Here’s a fancier slide, with a bit of animation: codes like <2->, which means that bit is not on the first version of this slide but appears on subsequent versions. When the LaTeX file is turned into a PDF, four versions of this slide are created. But in the handout (with the notes), there’ll be just one, and the <3| handout 0> bits are to control the separate look on the animated slides and on the single-slide version that shows up with the notes.
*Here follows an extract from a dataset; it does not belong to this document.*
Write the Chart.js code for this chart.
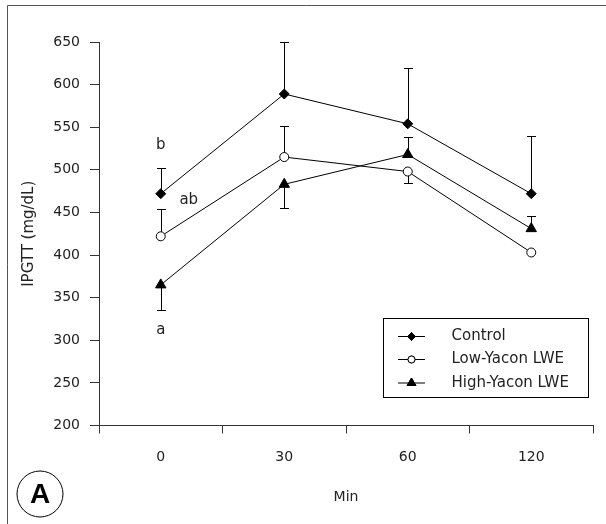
<!DOCTYPE html>
<html>
<head>
<meta charset="utf-8">
<script src="https://cdn.jsdelivr.net/npm/chart.js@4.4.1/dist/chart.umd.min.js"></script>
<style>
  html, body { margin: 0; padding: 0; background: #fff; }
  canvas { display: block; }
</style>
</head>
<body>
<canvas id="chart" width="606" height="524"></canvas>
<script>
// IPGTT (mg/dL) over time
const minutes = ["0", "30", "60", "120"];
const controlValues = [472, 589, 554, 472];
const lowYaconValues = [422, 515, 498, 403];
const highYaconValues = [365, 483, 518, 431];

// one-sided error bars, sign tells which side is drawn
const controlErr = [30, 61, 65, 68];
const lowYaconErr = [32, 36, -13, 0];
const highYaconErr = [-29, -28, 20, 15];

const seriesNames = ["Control", "Low-Yacon LWE", "High-Yacon LWE"];
const yMin = 200;
const yMax = 650;
const yStep = 50;

// significance letters at time 0
const letters = ["b", "ab", "a"];
const letterValues = [529, 464, 312];

const FONT = "'DejaVu Sans', sans-serif";
const INK = "#222";

const styles = [
  { pointStyle: "rectRot", pointRadius: 5, fill: "#000" },
  { pointStyle: "circle", pointRadius: 4.5, fill: "#fff" },
  { pointStyle: "triangle", pointRadius: 6, fill: "#000" },
];

const extras = {
  id: "extras",
  beforeDatasetsDraw(chart) {
    const ctx = chart.ctx;
    const xs = chart.scales.x;
    const ys = chart.scales.y;
    ctx.save();
    ctx.strokeStyle = "#000";
    ctx.lineWidth = 1;
    chart.data.datasets.forEach((ds) => {
      ds.errors.forEach((e, i) => {
        if (!e) return;
        const px = Math.round(xs.getPixelForValue(i)) + 0.5;
        const y0 = ys.getPixelForValue(ds.data[i]);
        const y1 = Math.round(ys.getPixelForValue(ds.data[i] + e)) + 0.5;
        ctx.beginPath();
        ctx.moveTo(px, y0);
        ctx.lineTo(px, y1);
        ctx.moveTo(px - 4.5, y1);
        ctx.lineTo(px + 4.5, y1);
        ctx.stroke();
      });
    });
    ctx.restore();
  },
  afterDraw(chart) {
    const ctx = chart.ctx;
    const xs = chart.scales.x;
    const ys = chart.scales.y;
    ctx.save();

    // figure frame (top and left only)
    ctx.strokeStyle = "#555";
    ctx.lineWidth = 1;
    ctx.beginPath();
    ctx.moveTo(7.5, 524);
    ctx.lineTo(7.5, 5.5);
    ctx.lineTo(606, 5.5);
    ctx.stroke();

    // panel mark
    ctx.strokeStyle = "#000";
    ctx.beginPath();
    ctx.arc(40, 494, 23, 0, Math.PI * 2);
    ctx.stroke();
    ctx.fillStyle = "#000";
    ctx.font = "bold 28px 'Liberation Sans', sans-serif";
    ctx.textAlign = "center";
    ctx.textBaseline = "middle";
    ctx.fillText("A", 40, 495);

    // letters
    ctx.fillStyle = INK;
    ctx.font = "15px " + FONT;
    const x0 = xs.getPixelForValue(0);
    letters.forEach((t, i) => {
      const dx = i === 1 ? 28 : 0;
      ctx.fillText(t, x0 + dx, ys.getPixelForValue(letterValues[i]));
    });

    // legend
    ctx.strokeStyle = "#000";
    ctx.strokeRect(383.5, 318.5, 205, 79);
    const rows = [336.5, 359.5, 383];
    ctx.textAlign = "left";
    chart.data.datasets.forEach((ds, i) => {
      const ry = rows[i];
      ctx.beginPath();
      ctx.moveTo(398, ry);
      ctx.lineTo(425, ry);
      ctx.stroke();
      ctx.fillStyle = styles[i].fill;
      Chart.helpers.drawPoint(ctx, {
        pointStyle: styles[i].pointStyle,
        radius: styles[i].pointRadius - 1,
        rotation: 0,
        borderWidth: 1,
      }, 411.5, ry);
      ctx.fill();
      ctx.stroke();
      ctx.fillStyle = INK;
      ctx.fillText(ds.label, 451.5, ry);
    });
    ctx.restore();
  },
};

function makeSet(i, values, errs) {
  return {
    label: seriesNames[i],
    data: values,
    errors: errs,
    borderColor: "#000",
    borderWidth: 1,
    pointStyle: styles[i].pointStyle,
    pointRadius: styles[i].pointRadius,
    pointBackgroundColor: styles[i].fill,
    pointBorderColor: "#000",
    pointBorderWidth: 1,
    tension: 0,
    fill: false,
  };
}

new Chart(document.getElementById("chart"), {
  type: "line",
  data: {
    labels: minutes,
    datasets: [
      makeSet(0, controlValues, controlErr),
      makeSet(1, lowYaconValues, lowYaconErr),
      makeSet(2, highYaconValues, highYaconErr),
    ],
  },
  options: {
    responsive: false,
    animation: false,
    devicePixelRatio: 1,
    layout: { padding: { left: 0, right: 13, top: 42, bottom: 0 } },
    plugins: { legend: { display: false }, tooltip: { enabled: false } },
    scales: {
      x: {
        offset: true,
        afterFit: (s) => { s.height = 98.5; },
        grid: { offset: true, drawOnChartArea: false, color: "#333", tickLength: 8 },
        border: { color: "#333", width: 1 },
        ticks: { color: INK, font: { family: FONT, size: 14 }, padding: 15 },
        title: { display: true, text: "Min", color: INK, font: { family: FONT, size: 14 }, padding: { top: 0, bottom: 18 } },
      },
      y: {
        min: yMin,
        max: yMax,
        afterFit: (s) => { s.width = 99; },
        grid: { drawOnChartArea: false, color: "#333", tickLength: 9 },
        border: { color: "#333", width: 1 },
        ticks: { stepSize: yStep, color: INK, font: { family: FONT, size: 14 }, padding: 10 },
        title: { display: true, text: "IPGTT (mg/dL)", color: INK, font: { family: FONT, size: 15 }, padding: { top: 20, bottom: 0 } },
      },
    },
  },
  plugins: [extras],
});
</script>
</body>
</html>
\begin{frame}{It's all about money}
\subt{(Costs in scientific publishing)}

\vspace{24pt}

\bi
\item {\color<3| handout 0>{hilight} Research}
\item {\color<3| handout 0>{hilight} Writing}
\item {\color<3| handout 0>{hilight} Peer review, editorial oversight}
\item {\color<4| handout 0>{hilight} Journal administration}
\item {\color<4| handout 0>{hilight} Copy editing, typesetting}
\item {\color<4| handout 0>{hilight} Distribution}
\item<2->{\color<2| handout 0>{vhilight} \color<4| handout 0>{hilight} Profit}
\ei
\note{ [clip] }
\end{frame}


### A version with notes

It’s nice to have a version of one’s slides that includes notes of what you’re going to say. I like Mike Bostock approach, as in these slides, with little sticky notes. But I don’t want to spend time trying to implement that in LaTeX, so I went with the built-in functionality in Beamer, though selecting a very plain template and adding a bit of space between paragraphs.

I also chose to create a handout with just a single snapshot of the animated pages (in which I sequentially overlayed a number of images).

Having added a \note{} to each “frame,” there are just a few simple commands to add to the .tex file to get it to compile to the handout with notes. So I wrote a ruby script to make those changes.

I then used pdfnup to make the notes PDF be 2-up: the slide above and the notes below. The details are in the Makefile; if that’s not obvious, see my minimal tutorial about GNU make.